Bastó con «la mera exhibición de unas páginas del BOE que publicaban la aplicación del artículo 155» para acabar con el plan secesionista, añade el Supremo. Y, sin embargo, ahí están las largas condenas por tratar de impedir el cumplimiento de las leyes en los episodios del 20-S y el 1-O.

La sentencia abre una nueva etapa política, pero ayer no era el mejor día para captar sus líneas maestras. Fue una jornada de decepción y cólera para los independentistas, y de preocupación para los líderes de los principales partidos españoles. Se atisbaron, sin embargo, algunas señales de lo que puede llegar a partir de ahora.

Nada más conocerse el veredicto se produjo la primera toma de posiciones. El Gobierno se pronunció incluso antes, con un vídeo preventivo destinado al público internacional que subraya que España es un país democrático; la Generalitat, con una indignación que evitó el desacato; y el soberanismo menos sosegado, cortando carreteras y concentrándose de forma masiva en el aeropuerto.

A menos de un mes para las elecciones generales, el presidente del Gobierno en funciones, Pedro Sánchez, lanzó un mensaje a quienes le acusan de estar pensando en los indultos a los condenados, como los líderes del PP y de Ciudadanos, Pablo Casado y Albert Rivera. El candidato del PSOE subrayó en una declaración institucional que el Ejecutivo respeta y acata la sentencia, y eso significa que garantiza su «íntegro cumplimiento». Sus rivales no se dieron por satisfechos con la expresión. Mientras, Pablo Iglesias (Podemos) destacó el consenso del Supremo en que no hubo rebelión, aunque también aseguró que «todo el mundo» debe asumir y respetar el fallo.

Quim Torra, en cambio, expresó su «rechazo» a la sentencia y se sumó a los tesis de los condenados de que el Estado buscaba «venganza» en vez de justicia. Además, el presidente de la Generalitat pidió reuniones con el Rey y con Pedro Sánchez y anunció que intervendrá en el pleno del Parlament de esta semana.

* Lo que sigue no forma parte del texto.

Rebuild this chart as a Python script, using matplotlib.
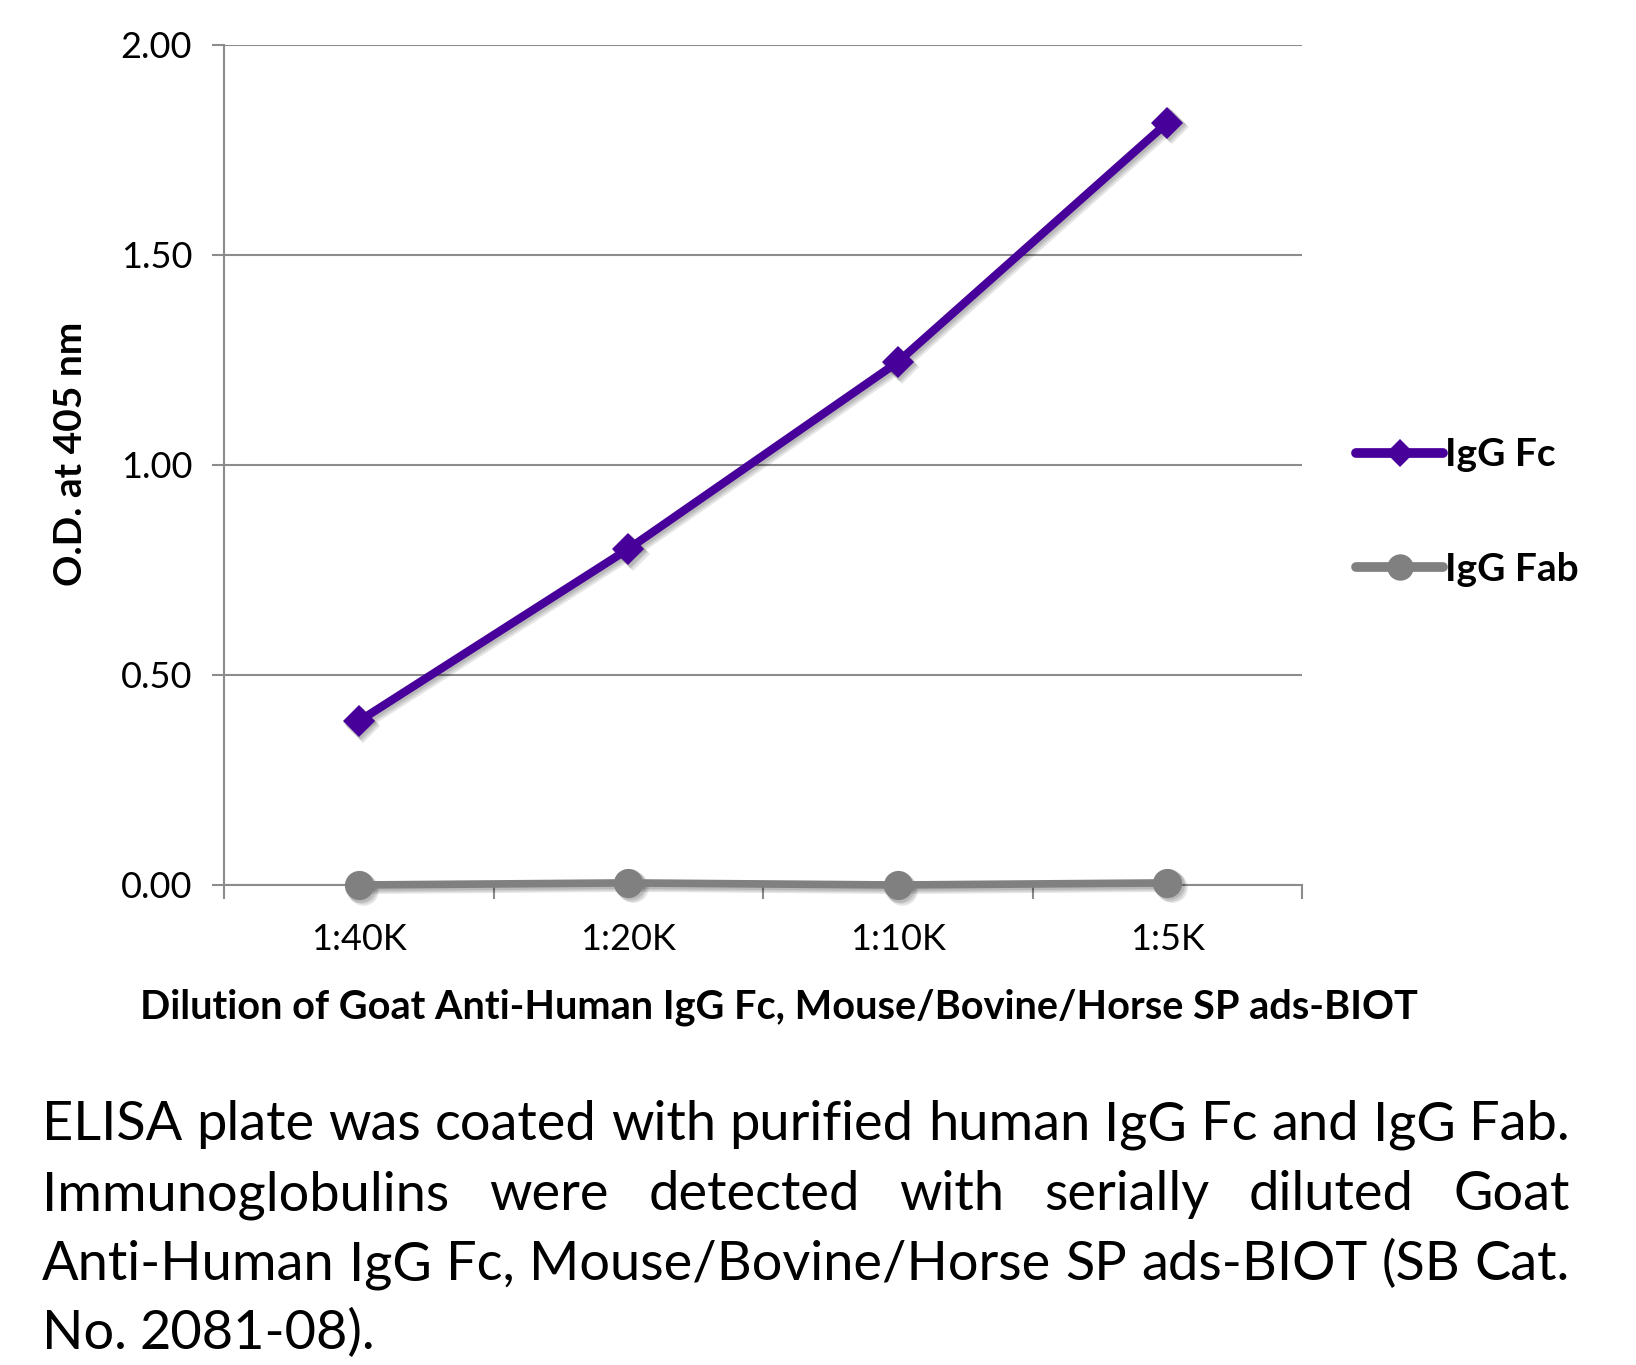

Desde poco antes de las 9.30 de la mañana, cuando se conoció el contenido del fallo del Supremo, movimientos de agitación de nuevo cuño como el Tsunami Democràtic probaron que, al menos de momento, son capaces de movilizar a un gran número de personas dispuestas a colapsar las infraestructuras.

La circulación se interrumpió intermitentemente en calles de Barcelona y en las principales vías de acceso a la capital catalana. En algunos momentos también se suspendió el tráfico de trenes. Sin embargo, el principal punto de tensión estuvo en el aeropuerto de El Prat, hacia donde miles de manifestantes se desplazaron por todos los medios -coche, ferrocarril, moto, bicicleta, incluso a pie- como respuesta al llamamiento.

Allí hubo cargas policiales de los Mossos y de la Policía Nacional que terminaron con varios heridos, y se cancelaron más de un centenar de vuelos. La misma plataforma, que convoca sus actos por redes sociales y que recibe el apoyo de los partidos independentistas, afirmó por la tarde que 1.200 vehículos se habían desplazado al aeropuerto de Barajas para colapsarlo, pero la Guardia Civil aseguraba que había «total normalidad» en los accesos y calificó el anuncio de «bulo». En toda Cataluña se produjeron además, ya al final de la tarde, grandes concentraciones de protesta.